Liam Fox, the trade minister of the United Kingdom, said that Britain would transition into British law 43 trade remedies measures that are currently applied to imports that are from outside the European Union. He said that Britain and would scrap another 66 tariffs which were intended to protect the producers of the European Union from unfair competition.
In a statement, Fox disclosed: “The decision on whether to maintain measures was based on whether those measures mattered to the UK. We are scrapping measures that don’t significantly benefit British businesses and this will see savings for people throughout the country.”
He noted that there would be a review of the tariffs to review if some changes will be necessary.
The British government said that the changes are set to be applied starting from the 29th of March if the United Kingdom leaves the European Union without a deal, or starting from the end of a post-Brexit transition period if an agreement is reached.
The government of the United Kingdom said that 43 such remedies to trading will be maintained.
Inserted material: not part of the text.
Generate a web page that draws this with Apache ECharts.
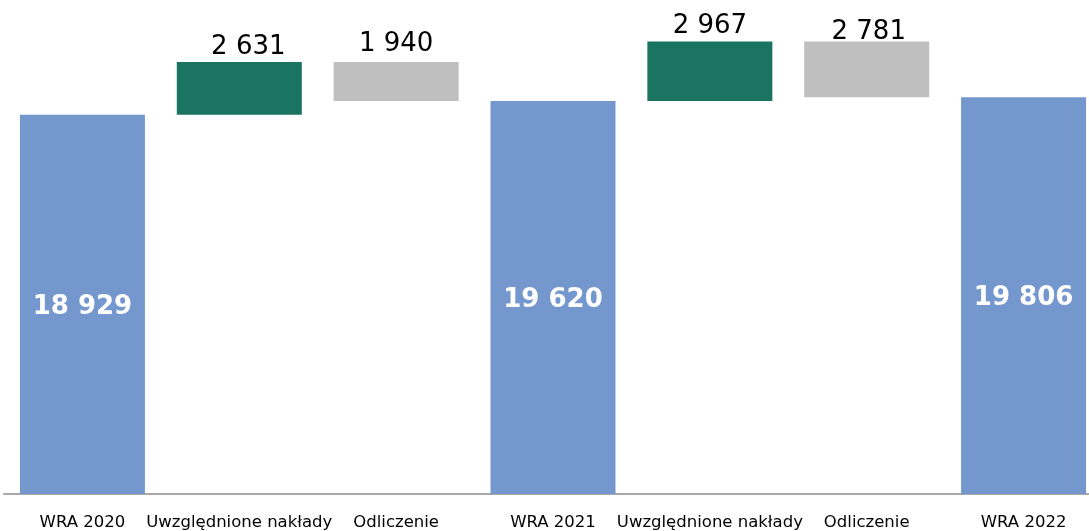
<!DOCTYPE html>
<html>
<head>
<meta charset="utf-8">
<script src="https://cdn.jsdelivr.net/npm/echarts@6/dist/echarts.min.js"></script>
<style>
html,body{margin:0;padding:0;background:#fff;overflow:hidden;width:1089px;height:531px;}
#c{width:1102px;height:531px;}
</style>
</head>
<body>
<div id="c"></div>
<script>
const categories = ["WRA 2020", "Uwzględnione nakłady", "Odliczenie", "WRA 2021", "Uwzględnione nakłady", "Odliczenie", "WRA 2022"];
const totals = [18929, null, null, 19620, null, null, 19806];
const increases = [null, 2631, null, null, 2967, null, null];
const decreases = [null, null, 1940, null, null, 2781, null];

// invisible base for the floating bars
const base = [];
let running = 0;
for (let i = 0; i < categories.length; i++) {
  if (totals[i] != null) { running = totals[i]; base.push(0); }
  else if (increases[i] != null) { base.push(running); running += increases[i]; }
  else if (decreases[i] != null) { running -= decreases[i]; base.push(running); }
  else base.push(0);
}

const fmt = v => String(v).replace(/\B(?=(\d{3})+(?!\d))/g, ' ');
const FONT = '"DejaVu Sans", Verdana, sans-serif';
// per-label placement tweaks (style only)
const incLabelShift = [0, 9, 0, 0, 0, 0, 0];
const decLabelDist = [0, 0, 5, 0, 0, -4, 0];
const decLabelShift = [0, 0, 0, 0, 0, 2, 0];

const chart = echarts.init(document.getElementById('c'), null, {renderer: 'canvas'});
chart.setOption({
  animation: false,
  grid: {left: 4, right: 0, top: 13.2, bottom: 36, containLabel: false},
  xAxis: {
    type: 'category',
    data: categories,
    axisLine: {show: true, lineStyle: {color: '#A8A8A8', width: 2}},
    axisTick: {show: false},
    axisLabel: {interval: 0, margin: 20, fontSize: 16.5, color: '#000', fontFamily: FONT}
  },
  yAxis: {
    type: 'value', min: 0, max: 24000, show: false,
    splitLine: {show: false}
  },
  series: [
    {
      name: 'base', type: 'bar', stack: 'w', data: base, barWidth: 125,
      itemStyle: {color: 'transparent'}, silent: true
    },
    {
      name: 'WRA', type: 'bar', stack: 'w', data: totals, barWidth: 125,
      itemStyle: {color: '#7498CE'},
      label: {show: true, position: 'inside', offset: [0, 3], color: '#fff', fontWeight: 'bold', fontSize: 26, fontFamily: FONT,
        formatter: p => fmt(p.value)}
    },
    {
      name: 'Uwzględnione nakłady', type: 'bar', stack: 'w', barWidth: 125,
      data: increases.map((v, i) => v == null ? null : {value: v, label: {offset: [incLabelShift[i], 0]}}),
      itemStyle: {color: '#1B7462'},
      label: {show: true, position: 'top', distance: 2, color: '#000', fontSize: 26, fontFamily: FONT,
        formatter: p => fmt(p.value)}
    },
    {
      name: 'Odliczenie', type: 'bar', stack: 'w', barWidth: 125,
      data: decreases.map((v, i) => v == null ? null : {value: v, label: {distance: decLabelDist[i], offset: [decLabelShift[i], 0]}}),
      itemStyle: {color: '#BFBFBF'},
      label: {show: true, position: 'top', color: '#000', fontSize: 26, fontFamily: FONT,
        formatter: p => fmt(p.value)}
    }
  ]
});
</script>
</body>
</html>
The tariffs that will be maintained are those that cover goods including aluminium wheels, tyres, tableware, kitchenware, and ceramic tiles from China and range of iron and steel products that are from countries such as the United States, Russia, Iran, China, and Brazil.
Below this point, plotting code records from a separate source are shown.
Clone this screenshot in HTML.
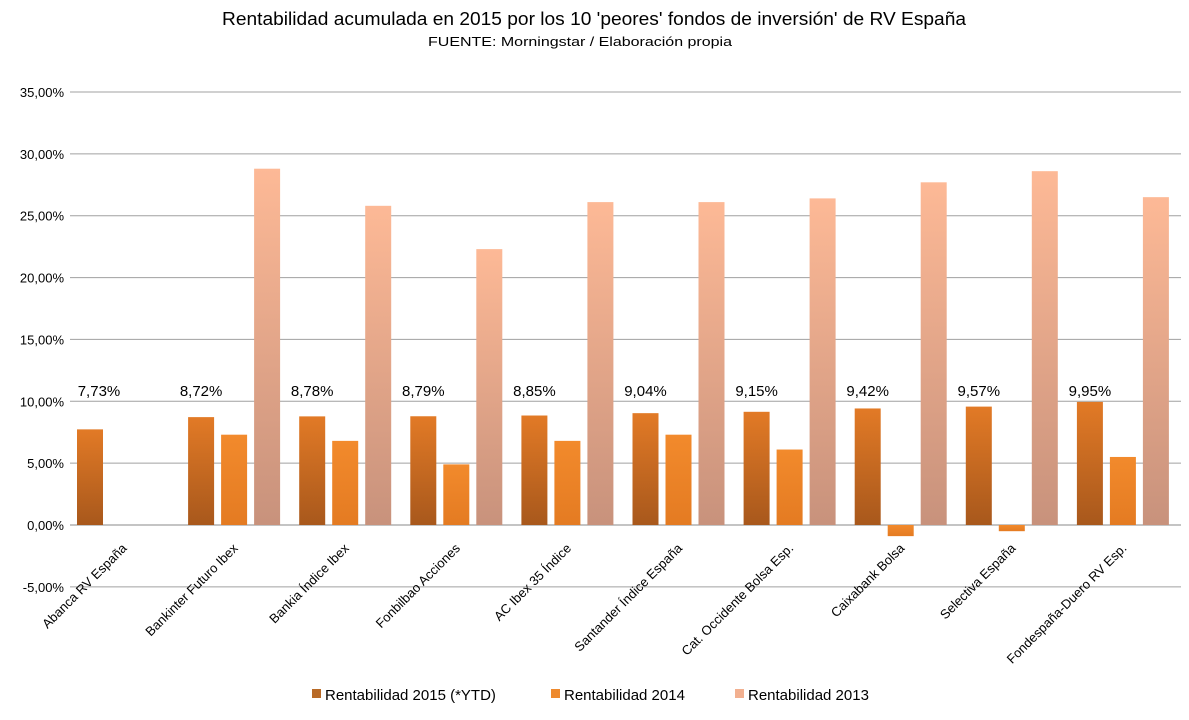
<!DOCTYPE html>
<html><head><meta charset="utf-8"><style>
body{margin:0;background:#fff;font-family:"Liberation Sans",sans-serif}
svg text{font-family:"Liberation Sans",sans-serif}
</style></head><body>
<svg width="1189" height="715" xmlns="http://www.w3.org/2000/svg">
<defs>
<linearGradient id="g15" x1="0" y1="0" x2="0" y2="1"><stop offset="0" stop-color="#e27a26"/><stop offset="1" stop-color="#a8581c"/></linearGradient>
<linearGradient id="g14" x1="0" y1="0" x2="0" y2="1"><stop offset="0" stop-color="#f28a2c"/><stop offset="1" stop-color="#e47b22"/></linearGradient>
<linearGradient id="g13" x1="0" y1="0" x2="0" y2="1"><stop offset="0" stop-color="#fdb996"/><stop offset="1" stop-color="#c8927c"/></linearGradient>
</defs>
<text x="594" y="25" font-size="18" text-anchor="middle" fill="#000" textLength="744" lengthAdjust="spacingAndGlyphs">Rentabilidad acumulada en 2015 por los 10 'peores' fondos de inversión' de RV España</text>
<text x="580" y="46" font-size="13" text-anchor="middle" fill="#000" textLength="304" lengthAdjust="spacingAndGlyphs">FUENTE: Morningstar / Elaboración propia</text>
<g id="grid"></g><g id="bars"></g><g id="xl"></g>
<g>
<rect x="312" y="689" width="9" height="9" fill="#b86a27"/>
<text x="325" y="700" font-size="15">Rentabilidad 2015 (*YTD)</text>
<rect x="551" y="689" width="9" height="9" fill="#ee8a2e"/>
<text x="564" y="700" font-size="15">Rentabilidad 2014</text>
<rect x="735" y="689" width="9" height="9" fill="#f2b090"/>
<text x="748" y="700" font-size="15">Rentabilidad 2013</text>
</g>
</svg>
<script>
const categories=["Abanca RV España","Bankinter Futuro Ibex","Bankia Índice Ibex","Fonbilbao Acciones","AC Ibex 35 Índice","Santander Índice España","Cat. Occidente Bolsa Esp.","Caixabank Bolsa","Selectiva España","Fondespaña-Duero RV Esp."];
const r2015=[7.73,8.72,8.78,8.79,8.85,9.04,9.15,9.42,9.57,9.95];
const r2014=[null,7.3,6.8,4.9,6.8,7.3,6.1,-0.9,-0.5,5.5];
const r2013=[null,28.8,25.8,22.3,26.1,26.1,26.4,27.7,28.6,26.5];
const ticks=[-5,0,5,10,15,20,25,30,35];
const NS="http://www.w3.org/2000/svg";
const L=70,R=1181,y0=525,ppu=(525-92)/35;
const y=v=>y0-v*ppu;
const cw=(R-L)/categories.length;
function mk(t,a,p){const e=document.createElementNS(NS,t);for(const k in a)e.setAttribute(k,a[k]);p.appendChild(e);return e;}
const grid=document.getElementById('grid'),bars=document.getElementById('bars'),xl=document.getElementById('xl');
ticks.forEach(t=>{
 const ln=mk('line',{x1:L,x2:R,y1:y(t),y2:y(t),stroke:t===0?'#888':'#a0a0a0','stroke-width':1},grid);
 
 
 const tx=mk('text',{x:64,y:y(t)+5,'font-size':13,'text-anchor':'end'},grid);
 tx.textContent=t.toFixed(2).replace('.',',')+'%';
 
 
});
const series=[[r2015,'url(#g15)','bar-2015'],[r2014,'url(#g14)','bar-2014'],[r2013,'url(#g13)','bar-2013']];
categories.forEach((c,i)=>{
 const x0=L+i*cw+7;
 series.forEach(([arr,fill,nm],s)=>{
  const v=arr[i]; if(v==null)return;
  const top=Math.min(y(v),y0),h=Math.abs(y(v)-y0);
  const r=mk('rect',{x:x0+s*33,y:top,width:26,height:h,fill:fill},bars);
  
  
 });
 const lb=mk('text',{x:x0+13+(i===0?9:0),y:396,'font-size':15,'text-anchor':'middle'},bars);
 lb.textContent=r2015[i].toFixed(2).replace('.',',')+'%';
 
 
 const cx=L+(i+0.5)*cw;
 const xt=mk('text',{x:0,y:0,'font-size':13,'text-anchor':'end',transform:`translate(${cx+2},${549}) rotate(-45)`},xl);
 xt.textContent=c;
 
 
});
</script>
</body></html>
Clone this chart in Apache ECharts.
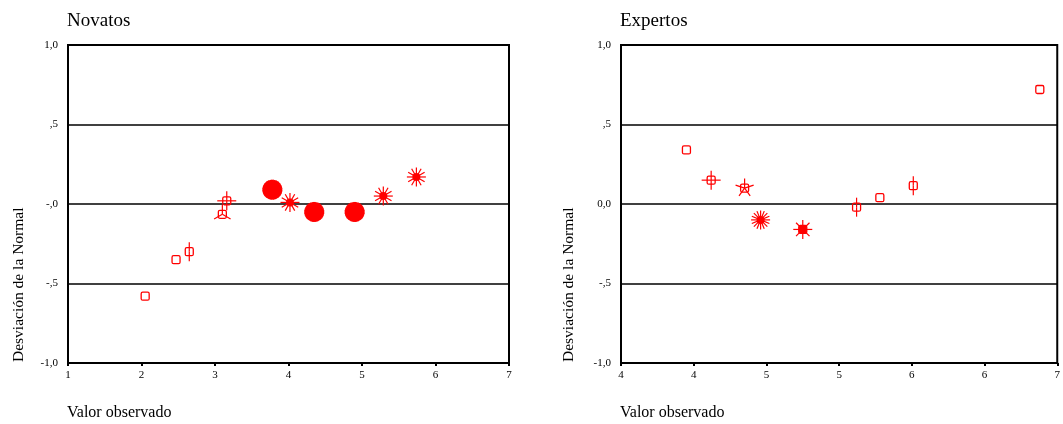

Products from China, in particular, have been penalised for being dumped on international markets at low prices.
The UK trade department stated: “The measures will protect important industries and safeguard jobs from the risk of low-cost imports at below fair market rates.”
The chief executive of the British Ceramic Confederation, Laura Cohen, stated: “What’s crucial is what’s missing from the Government’s announcement today.”
She continued: “We still do not know what they are going to do with those underlying, most favoured nation tariffs, onto which trade remedies are added.”
She added: “If Government drops these to zero in a no-deal Brexit, then ceramic tiles and tableware, and many thousands of other goods manufactured in this country will be in jeopardy because a flood of imports will cause untold damage to our domestic markets.”